Yes, she is. And that is one of the reasons people like to compare her to Pascal. However there is more energy in his style, as might be expected. And so many scholars have tried their hand at translating him into English, that the available versions of the "Pensees" are not in need of improvement. This is not the case however with many of Simone Weil's texts. There is a kind of transparent depth, of unaffected emotion, of controlled urgency, of immediacy, a poetry of the simple statement, of restrained lyricism, for which it is hard to find in most foreign languages an adequate transcription. Furthermore, her sense of humour, her at times diguised but biting irony, and her use of metaphor, are difficult to convey in a language like English, with its partly Germanistic roots. If she were to be translated, I would say it should be in classical Greek, which her French at times reminds us of. She was in a way more a contemporary of Plato than of those figureheads of French Literature of her days. It was once she was she dead, that she was soon felt to belong to the classics.

Simone Weil's life and work has played a big part in your life. Could you perhaps, give us a brief anecdote to end with?

Well, here is an astonishing story. Though it has to do with Simone's after-life, am not making this up. I tell it because it has illustrative value.
A man had a dream... He dreamt that he entered into a building, took an elevator up to the top floor, where he found a door and pushed the buzzer.
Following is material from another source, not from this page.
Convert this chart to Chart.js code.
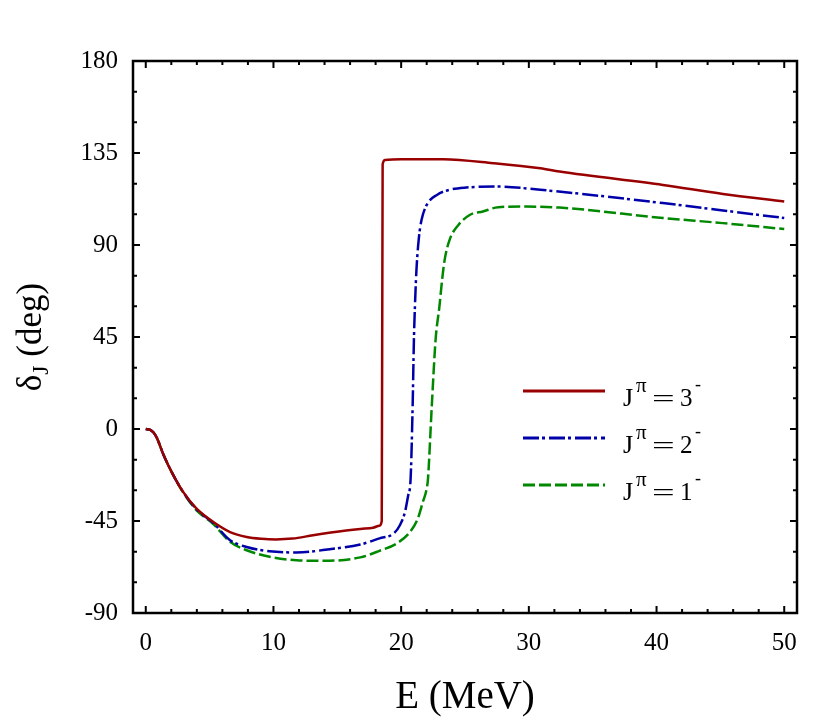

Upon being invited to enter, he walked across an apartment and reached a room where he saw a large table at which someone was seated, who looked as if she might be a scholar.
"You must know many languages", he told her.
"Where I am, we speak only one language", she answered.
At this point, the man woke up. The language in question he guessed to be that of love.
Some time later, after he discovered the writings of Simone Weil, he made by telephone an appointment with Mrs Selma Weil (Simone's mother), and proceeded to number 3, rue Auguste Comte in Paris. When he came to the building, he recognised it. And he entered the very elevator he used in his dream, reached the same floor, saw the same door, walked through the same apartment and came to the same room, where stood the same table. On the wall, he noticed a photo which was that of the very same person he had seen in his dream. The books of Simone Weil he had read had not been illustrated. Thus he saw there for the first time the features of the person he had met in his sleep.
Since this story was told to me by the man himself, a reverend and furthermore a psychiatrist, and "there are more things in heaven and earth" than our philosophy can think of, I did not doubt his tale. He is dead now, but I hesitate to mention his name. The gist of the matter however is that this story brings home a point which was made by Pascal: "C'est le coeur qui connait Dieu." "It is through the heart that we know God". And, may I add: "And everything else also."